··· Provided data

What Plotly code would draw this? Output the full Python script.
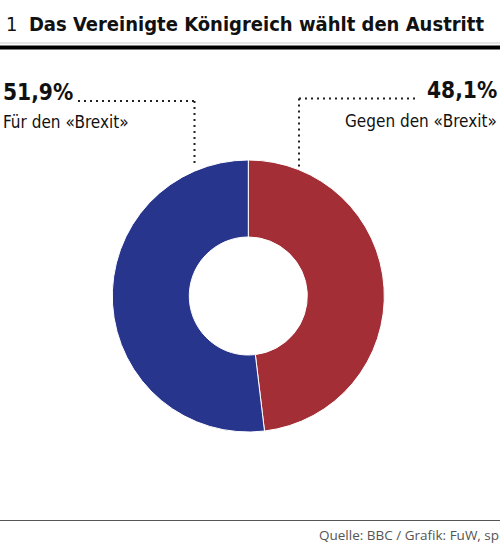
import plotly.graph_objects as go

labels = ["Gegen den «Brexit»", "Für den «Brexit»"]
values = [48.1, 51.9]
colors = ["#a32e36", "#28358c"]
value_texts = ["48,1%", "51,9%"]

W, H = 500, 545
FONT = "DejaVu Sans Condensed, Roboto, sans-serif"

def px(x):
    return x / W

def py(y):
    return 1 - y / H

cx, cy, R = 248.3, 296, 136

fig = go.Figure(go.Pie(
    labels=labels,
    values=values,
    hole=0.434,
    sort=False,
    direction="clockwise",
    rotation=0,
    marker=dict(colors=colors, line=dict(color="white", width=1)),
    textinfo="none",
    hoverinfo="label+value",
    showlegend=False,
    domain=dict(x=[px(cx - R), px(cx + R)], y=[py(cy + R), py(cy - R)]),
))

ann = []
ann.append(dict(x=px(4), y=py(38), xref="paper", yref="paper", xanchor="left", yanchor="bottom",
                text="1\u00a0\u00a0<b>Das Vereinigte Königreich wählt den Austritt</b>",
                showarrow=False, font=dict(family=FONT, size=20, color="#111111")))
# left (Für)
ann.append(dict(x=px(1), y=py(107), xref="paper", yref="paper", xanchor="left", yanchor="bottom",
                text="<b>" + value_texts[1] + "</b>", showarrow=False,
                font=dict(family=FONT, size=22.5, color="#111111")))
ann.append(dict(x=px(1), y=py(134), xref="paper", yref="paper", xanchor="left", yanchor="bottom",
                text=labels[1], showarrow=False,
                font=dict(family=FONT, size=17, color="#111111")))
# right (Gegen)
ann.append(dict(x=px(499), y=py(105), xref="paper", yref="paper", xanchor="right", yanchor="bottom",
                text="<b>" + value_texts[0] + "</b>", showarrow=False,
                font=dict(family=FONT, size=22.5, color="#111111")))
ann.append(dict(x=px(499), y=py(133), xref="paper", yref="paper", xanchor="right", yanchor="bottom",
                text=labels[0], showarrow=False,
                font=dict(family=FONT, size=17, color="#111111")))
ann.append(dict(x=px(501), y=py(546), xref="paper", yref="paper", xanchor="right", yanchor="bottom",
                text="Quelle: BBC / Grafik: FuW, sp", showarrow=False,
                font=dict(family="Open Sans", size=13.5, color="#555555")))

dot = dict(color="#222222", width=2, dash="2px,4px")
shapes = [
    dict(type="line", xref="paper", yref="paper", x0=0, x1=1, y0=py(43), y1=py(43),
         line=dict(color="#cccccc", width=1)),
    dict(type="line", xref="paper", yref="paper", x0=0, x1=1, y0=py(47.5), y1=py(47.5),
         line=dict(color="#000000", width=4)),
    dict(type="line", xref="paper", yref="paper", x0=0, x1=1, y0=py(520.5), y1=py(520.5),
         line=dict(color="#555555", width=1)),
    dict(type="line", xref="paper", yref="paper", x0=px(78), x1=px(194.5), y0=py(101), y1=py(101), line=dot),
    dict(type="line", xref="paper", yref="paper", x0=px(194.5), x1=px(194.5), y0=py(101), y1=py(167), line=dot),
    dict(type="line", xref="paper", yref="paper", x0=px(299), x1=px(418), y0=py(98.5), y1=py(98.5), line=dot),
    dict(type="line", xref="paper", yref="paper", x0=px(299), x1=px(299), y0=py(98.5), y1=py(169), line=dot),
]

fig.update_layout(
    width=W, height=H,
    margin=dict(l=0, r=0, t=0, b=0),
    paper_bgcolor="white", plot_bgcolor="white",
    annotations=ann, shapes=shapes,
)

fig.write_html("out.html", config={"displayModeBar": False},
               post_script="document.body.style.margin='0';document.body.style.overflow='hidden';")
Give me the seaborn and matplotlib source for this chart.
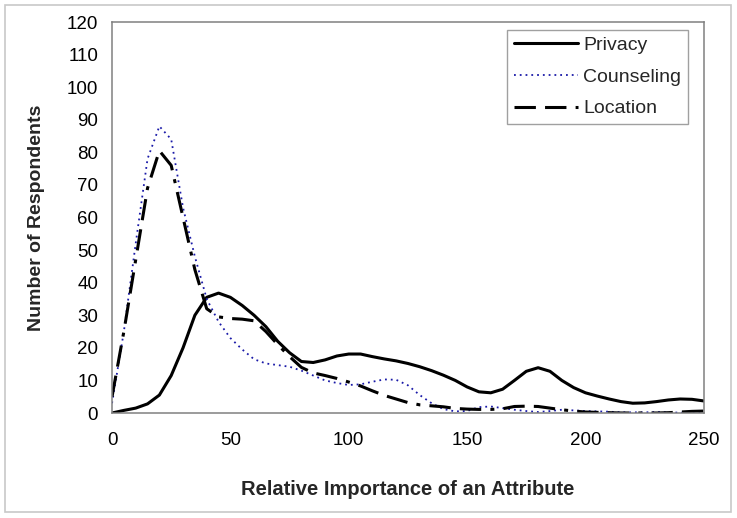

······

Stated goal:
Copy each line that contains the word "this".

Expected answer:
What Plotly code would draw this? Output the full Python script.
Give me the seaborn and matplotlib source for this chart.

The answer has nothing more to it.